— start —

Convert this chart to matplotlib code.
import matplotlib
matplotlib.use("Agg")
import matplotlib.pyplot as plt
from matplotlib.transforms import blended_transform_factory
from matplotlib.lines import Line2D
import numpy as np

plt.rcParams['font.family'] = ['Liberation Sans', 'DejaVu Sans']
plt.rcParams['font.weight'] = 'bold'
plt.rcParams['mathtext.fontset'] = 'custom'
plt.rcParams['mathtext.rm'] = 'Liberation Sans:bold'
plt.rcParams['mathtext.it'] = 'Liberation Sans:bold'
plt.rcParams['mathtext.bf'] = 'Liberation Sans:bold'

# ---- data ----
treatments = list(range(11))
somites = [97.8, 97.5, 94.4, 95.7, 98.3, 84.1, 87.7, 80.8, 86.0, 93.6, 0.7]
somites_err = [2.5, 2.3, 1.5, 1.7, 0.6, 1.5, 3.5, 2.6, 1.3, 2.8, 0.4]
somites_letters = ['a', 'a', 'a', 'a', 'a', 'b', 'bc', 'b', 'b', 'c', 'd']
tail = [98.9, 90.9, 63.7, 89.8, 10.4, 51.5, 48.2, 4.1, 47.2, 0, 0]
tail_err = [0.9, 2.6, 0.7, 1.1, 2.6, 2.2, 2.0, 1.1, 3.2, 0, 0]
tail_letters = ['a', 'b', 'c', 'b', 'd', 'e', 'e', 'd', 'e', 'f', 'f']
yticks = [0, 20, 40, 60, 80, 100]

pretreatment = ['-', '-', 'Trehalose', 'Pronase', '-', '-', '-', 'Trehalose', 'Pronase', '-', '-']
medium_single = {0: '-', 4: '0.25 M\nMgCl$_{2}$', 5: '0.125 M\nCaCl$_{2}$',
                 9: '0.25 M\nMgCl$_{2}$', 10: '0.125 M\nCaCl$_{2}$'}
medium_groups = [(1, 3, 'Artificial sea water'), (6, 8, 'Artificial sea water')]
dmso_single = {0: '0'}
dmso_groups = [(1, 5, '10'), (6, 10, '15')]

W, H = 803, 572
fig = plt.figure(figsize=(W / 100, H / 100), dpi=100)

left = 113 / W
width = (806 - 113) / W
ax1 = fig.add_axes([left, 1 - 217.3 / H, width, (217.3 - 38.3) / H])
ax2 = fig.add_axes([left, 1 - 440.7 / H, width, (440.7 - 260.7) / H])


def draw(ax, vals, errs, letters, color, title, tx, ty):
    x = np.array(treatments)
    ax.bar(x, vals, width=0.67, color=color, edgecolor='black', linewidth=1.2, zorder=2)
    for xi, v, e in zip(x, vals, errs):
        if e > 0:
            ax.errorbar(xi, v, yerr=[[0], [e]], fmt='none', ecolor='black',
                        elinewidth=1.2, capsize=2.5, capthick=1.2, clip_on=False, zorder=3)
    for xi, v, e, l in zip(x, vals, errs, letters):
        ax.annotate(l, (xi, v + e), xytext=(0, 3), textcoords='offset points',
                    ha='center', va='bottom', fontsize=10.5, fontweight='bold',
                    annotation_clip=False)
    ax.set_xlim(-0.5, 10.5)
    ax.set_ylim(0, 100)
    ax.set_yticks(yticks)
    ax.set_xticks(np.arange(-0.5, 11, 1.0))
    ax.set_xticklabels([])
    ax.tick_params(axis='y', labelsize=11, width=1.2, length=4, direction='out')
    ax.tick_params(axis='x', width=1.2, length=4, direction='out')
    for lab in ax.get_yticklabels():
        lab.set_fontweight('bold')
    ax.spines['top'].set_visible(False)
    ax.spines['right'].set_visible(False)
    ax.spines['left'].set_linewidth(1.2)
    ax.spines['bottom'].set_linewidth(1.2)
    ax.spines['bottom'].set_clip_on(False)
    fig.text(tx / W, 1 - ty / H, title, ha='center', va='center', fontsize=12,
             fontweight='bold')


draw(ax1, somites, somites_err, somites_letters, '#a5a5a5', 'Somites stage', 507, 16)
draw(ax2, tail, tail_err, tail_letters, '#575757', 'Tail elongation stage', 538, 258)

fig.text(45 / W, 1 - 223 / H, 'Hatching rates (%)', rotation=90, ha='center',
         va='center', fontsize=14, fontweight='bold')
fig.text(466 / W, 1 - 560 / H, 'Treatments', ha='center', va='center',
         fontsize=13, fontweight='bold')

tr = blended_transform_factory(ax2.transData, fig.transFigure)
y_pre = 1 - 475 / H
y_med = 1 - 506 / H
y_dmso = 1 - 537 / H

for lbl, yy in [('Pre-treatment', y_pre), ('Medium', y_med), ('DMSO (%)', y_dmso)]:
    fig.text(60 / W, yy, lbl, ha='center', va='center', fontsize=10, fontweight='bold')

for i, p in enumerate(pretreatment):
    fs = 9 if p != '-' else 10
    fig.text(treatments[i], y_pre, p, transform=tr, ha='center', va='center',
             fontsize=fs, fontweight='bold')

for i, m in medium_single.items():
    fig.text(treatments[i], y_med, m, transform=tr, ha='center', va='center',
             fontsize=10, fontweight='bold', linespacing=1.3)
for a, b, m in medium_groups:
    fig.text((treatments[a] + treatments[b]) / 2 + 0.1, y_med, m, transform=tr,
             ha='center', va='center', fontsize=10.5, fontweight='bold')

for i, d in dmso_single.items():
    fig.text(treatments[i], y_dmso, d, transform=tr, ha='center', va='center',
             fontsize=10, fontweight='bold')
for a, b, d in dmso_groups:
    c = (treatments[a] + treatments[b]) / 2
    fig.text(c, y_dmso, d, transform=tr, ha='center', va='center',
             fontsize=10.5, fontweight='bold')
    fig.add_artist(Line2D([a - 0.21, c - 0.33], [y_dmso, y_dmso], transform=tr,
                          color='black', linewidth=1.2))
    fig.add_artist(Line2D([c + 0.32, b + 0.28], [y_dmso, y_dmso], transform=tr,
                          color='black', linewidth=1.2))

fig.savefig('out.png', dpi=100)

— end —
— start —

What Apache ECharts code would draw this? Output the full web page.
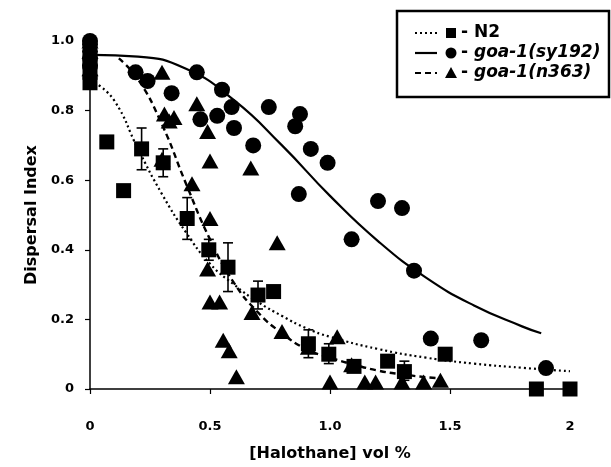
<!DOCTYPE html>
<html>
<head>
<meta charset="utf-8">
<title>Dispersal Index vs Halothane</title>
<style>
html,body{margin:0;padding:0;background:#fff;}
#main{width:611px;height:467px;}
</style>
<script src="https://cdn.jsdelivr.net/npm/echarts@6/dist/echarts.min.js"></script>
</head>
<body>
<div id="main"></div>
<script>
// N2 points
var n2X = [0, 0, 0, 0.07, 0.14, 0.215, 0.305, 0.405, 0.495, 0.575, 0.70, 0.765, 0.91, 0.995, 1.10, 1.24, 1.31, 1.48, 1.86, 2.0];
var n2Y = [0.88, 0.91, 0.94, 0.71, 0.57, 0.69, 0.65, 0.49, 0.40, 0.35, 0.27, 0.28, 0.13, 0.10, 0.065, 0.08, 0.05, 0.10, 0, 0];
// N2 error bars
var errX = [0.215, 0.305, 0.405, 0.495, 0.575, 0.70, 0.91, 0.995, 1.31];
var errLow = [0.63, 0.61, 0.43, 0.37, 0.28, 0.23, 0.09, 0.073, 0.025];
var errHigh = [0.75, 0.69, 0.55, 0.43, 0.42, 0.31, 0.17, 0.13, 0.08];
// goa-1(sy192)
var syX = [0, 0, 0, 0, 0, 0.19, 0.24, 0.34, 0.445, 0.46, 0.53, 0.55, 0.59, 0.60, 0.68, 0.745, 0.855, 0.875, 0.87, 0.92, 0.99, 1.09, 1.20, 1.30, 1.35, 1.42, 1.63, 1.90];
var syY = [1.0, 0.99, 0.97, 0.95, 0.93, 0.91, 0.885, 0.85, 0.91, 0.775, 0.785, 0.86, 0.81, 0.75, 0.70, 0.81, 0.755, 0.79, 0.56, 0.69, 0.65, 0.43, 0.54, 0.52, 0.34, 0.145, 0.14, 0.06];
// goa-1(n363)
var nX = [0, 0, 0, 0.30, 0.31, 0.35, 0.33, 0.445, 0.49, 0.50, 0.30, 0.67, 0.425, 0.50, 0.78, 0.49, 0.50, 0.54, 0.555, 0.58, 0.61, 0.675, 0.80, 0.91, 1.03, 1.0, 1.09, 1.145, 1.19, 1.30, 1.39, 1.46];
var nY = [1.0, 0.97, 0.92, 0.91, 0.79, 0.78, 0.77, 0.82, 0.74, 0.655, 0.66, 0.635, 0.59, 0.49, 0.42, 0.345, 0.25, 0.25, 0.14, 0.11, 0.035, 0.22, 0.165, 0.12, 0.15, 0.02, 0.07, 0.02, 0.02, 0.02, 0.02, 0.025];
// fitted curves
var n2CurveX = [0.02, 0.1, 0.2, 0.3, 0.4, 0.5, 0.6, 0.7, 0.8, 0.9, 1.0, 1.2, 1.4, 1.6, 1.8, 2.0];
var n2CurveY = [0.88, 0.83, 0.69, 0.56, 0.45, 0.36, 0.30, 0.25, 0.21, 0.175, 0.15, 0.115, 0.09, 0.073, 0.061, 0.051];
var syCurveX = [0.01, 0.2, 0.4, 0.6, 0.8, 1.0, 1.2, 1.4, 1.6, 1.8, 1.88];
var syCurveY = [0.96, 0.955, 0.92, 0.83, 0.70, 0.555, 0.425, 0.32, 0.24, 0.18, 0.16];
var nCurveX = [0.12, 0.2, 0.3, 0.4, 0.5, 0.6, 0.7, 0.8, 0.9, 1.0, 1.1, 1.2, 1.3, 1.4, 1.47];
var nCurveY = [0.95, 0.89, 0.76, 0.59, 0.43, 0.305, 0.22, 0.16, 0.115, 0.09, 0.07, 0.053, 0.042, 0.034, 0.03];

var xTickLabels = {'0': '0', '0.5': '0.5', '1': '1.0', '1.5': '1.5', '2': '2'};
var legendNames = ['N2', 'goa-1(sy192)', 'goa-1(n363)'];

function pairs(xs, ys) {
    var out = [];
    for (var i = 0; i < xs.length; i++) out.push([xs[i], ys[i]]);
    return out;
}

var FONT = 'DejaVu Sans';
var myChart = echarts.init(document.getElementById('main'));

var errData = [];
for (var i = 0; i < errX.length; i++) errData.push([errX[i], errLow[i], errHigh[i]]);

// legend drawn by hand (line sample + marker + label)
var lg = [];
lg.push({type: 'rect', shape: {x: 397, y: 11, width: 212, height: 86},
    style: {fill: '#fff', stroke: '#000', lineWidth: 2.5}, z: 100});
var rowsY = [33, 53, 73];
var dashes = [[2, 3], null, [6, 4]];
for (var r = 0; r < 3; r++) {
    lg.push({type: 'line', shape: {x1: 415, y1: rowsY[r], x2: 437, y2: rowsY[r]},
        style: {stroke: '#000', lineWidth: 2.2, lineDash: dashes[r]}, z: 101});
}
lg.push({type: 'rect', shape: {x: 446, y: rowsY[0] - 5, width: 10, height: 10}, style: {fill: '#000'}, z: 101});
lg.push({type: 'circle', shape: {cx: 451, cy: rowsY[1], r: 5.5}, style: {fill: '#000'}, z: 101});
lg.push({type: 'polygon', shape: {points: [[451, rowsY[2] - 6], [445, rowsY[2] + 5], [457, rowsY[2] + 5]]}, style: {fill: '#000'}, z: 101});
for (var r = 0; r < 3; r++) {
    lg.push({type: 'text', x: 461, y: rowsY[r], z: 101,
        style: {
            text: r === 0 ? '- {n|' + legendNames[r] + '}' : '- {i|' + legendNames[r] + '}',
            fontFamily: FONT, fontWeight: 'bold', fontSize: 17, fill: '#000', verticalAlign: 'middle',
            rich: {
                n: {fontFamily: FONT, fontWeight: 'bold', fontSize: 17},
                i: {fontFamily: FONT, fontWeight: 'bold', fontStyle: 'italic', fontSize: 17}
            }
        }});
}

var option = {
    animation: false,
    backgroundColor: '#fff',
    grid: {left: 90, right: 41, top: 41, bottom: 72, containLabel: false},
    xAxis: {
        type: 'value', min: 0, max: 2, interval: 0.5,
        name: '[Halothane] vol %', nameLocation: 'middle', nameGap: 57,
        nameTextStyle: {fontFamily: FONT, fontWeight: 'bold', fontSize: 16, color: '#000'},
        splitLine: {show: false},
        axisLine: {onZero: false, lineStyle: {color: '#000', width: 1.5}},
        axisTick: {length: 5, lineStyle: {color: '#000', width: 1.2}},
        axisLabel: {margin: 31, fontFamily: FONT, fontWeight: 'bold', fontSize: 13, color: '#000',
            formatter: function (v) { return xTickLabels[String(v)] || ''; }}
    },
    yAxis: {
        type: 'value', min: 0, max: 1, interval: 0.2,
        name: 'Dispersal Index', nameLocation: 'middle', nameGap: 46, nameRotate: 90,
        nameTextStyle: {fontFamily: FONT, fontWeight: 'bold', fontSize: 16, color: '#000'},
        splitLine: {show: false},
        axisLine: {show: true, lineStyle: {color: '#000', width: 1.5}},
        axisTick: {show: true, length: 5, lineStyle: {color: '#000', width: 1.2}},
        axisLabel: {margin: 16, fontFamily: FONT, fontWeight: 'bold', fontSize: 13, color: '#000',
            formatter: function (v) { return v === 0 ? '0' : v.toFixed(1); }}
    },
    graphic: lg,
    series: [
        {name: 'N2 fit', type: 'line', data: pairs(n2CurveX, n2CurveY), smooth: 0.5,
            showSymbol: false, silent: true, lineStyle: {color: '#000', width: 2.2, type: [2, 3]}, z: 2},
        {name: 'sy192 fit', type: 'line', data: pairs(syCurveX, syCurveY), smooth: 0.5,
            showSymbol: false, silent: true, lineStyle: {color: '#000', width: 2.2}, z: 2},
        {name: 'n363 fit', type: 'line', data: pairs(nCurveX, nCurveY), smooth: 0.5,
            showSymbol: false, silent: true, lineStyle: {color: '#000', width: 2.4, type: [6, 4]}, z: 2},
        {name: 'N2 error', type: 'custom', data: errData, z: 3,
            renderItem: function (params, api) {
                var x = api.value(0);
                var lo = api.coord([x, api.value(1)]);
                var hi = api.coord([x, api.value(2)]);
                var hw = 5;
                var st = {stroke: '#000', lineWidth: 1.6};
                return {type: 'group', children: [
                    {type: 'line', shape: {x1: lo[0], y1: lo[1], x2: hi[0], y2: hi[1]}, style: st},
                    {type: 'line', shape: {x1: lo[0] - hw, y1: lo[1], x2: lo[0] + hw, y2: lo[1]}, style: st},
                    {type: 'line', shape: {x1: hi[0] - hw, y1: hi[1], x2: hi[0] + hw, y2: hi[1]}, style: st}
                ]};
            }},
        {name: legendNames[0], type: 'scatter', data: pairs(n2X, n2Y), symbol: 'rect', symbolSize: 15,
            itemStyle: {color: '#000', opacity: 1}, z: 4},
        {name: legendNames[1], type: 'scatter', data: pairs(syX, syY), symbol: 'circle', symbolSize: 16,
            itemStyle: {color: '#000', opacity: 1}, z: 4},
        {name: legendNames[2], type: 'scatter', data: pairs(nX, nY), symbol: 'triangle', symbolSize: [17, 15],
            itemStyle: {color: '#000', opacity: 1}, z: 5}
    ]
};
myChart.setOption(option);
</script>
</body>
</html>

— end —
— start —

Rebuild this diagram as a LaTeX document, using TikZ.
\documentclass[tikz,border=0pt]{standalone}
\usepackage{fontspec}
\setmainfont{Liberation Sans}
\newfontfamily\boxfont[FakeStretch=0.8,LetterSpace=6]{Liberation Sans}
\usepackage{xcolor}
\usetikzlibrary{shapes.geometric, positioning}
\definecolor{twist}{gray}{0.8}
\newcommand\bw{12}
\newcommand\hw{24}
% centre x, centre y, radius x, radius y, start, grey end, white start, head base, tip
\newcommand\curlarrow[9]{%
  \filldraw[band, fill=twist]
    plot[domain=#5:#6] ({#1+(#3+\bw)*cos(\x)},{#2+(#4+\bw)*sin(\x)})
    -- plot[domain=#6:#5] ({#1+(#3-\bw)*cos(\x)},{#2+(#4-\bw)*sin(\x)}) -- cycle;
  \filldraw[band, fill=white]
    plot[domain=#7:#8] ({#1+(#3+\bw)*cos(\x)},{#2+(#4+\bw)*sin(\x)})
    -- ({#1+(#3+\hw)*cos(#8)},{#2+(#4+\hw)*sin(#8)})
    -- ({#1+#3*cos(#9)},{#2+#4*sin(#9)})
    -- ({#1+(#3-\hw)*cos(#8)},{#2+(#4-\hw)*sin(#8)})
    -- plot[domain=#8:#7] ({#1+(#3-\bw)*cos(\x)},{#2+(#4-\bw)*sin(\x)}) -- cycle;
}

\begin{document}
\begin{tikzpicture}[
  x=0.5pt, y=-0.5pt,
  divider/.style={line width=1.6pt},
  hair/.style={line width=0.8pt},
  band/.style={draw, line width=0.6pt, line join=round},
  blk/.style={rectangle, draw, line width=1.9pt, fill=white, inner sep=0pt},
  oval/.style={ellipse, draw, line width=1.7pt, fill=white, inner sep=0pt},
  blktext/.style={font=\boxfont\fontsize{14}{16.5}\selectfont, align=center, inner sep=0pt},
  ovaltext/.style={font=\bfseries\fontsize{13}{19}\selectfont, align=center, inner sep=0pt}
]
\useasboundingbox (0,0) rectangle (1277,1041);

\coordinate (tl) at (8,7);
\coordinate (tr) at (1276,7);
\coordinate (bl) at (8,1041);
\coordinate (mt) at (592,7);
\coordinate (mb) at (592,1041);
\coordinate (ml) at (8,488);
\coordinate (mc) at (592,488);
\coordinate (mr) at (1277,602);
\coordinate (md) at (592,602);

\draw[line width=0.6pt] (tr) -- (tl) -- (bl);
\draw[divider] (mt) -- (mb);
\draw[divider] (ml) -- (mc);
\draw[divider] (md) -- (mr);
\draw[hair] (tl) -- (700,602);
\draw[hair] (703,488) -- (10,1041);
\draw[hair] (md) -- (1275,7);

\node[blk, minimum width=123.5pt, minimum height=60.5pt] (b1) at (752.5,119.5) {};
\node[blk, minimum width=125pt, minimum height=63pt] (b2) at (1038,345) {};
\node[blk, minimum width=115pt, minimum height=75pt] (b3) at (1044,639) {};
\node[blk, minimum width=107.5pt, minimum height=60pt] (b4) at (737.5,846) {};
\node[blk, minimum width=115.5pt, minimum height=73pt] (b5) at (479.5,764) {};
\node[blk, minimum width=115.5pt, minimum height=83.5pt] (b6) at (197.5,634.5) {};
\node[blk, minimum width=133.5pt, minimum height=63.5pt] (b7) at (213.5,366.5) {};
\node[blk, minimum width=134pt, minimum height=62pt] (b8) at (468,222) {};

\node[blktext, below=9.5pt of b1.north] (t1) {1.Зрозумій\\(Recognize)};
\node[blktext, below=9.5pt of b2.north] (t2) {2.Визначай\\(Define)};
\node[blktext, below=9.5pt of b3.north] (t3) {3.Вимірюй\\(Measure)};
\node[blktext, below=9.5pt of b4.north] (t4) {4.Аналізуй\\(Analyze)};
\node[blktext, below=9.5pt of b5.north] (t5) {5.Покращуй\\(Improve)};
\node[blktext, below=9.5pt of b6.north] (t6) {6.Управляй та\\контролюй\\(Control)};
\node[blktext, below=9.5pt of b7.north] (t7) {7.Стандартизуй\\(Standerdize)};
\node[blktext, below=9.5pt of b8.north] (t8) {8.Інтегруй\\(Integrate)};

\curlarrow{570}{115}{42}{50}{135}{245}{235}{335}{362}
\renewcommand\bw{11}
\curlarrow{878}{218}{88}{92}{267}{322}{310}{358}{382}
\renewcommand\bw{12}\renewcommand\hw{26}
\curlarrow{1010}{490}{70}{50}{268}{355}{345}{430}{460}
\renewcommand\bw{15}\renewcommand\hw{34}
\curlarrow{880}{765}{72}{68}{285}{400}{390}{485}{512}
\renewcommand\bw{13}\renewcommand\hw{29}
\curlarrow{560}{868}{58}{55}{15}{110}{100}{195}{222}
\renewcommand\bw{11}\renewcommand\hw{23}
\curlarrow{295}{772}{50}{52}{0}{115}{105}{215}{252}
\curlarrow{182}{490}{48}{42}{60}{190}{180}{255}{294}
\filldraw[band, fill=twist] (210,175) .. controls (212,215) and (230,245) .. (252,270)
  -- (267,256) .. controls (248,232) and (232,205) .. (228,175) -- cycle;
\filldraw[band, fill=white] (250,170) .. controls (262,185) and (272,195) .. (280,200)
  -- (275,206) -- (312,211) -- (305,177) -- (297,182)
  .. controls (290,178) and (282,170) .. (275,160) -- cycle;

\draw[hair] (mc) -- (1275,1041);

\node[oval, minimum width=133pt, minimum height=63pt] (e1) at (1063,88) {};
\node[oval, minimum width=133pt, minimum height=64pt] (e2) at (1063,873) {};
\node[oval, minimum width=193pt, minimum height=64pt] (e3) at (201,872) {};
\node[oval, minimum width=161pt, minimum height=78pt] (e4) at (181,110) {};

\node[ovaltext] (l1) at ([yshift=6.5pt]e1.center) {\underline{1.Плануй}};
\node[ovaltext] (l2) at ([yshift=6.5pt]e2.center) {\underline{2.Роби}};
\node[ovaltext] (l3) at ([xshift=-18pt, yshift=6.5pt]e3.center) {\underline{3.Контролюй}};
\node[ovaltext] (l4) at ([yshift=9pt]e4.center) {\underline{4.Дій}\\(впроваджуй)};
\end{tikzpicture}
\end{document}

— end —

(Task statement)
Return all the lines that contain the string "code".

(Problem solution)
Convert this chart to matplotlib code.
What Apache ECharts code would draw this? Output the full web page.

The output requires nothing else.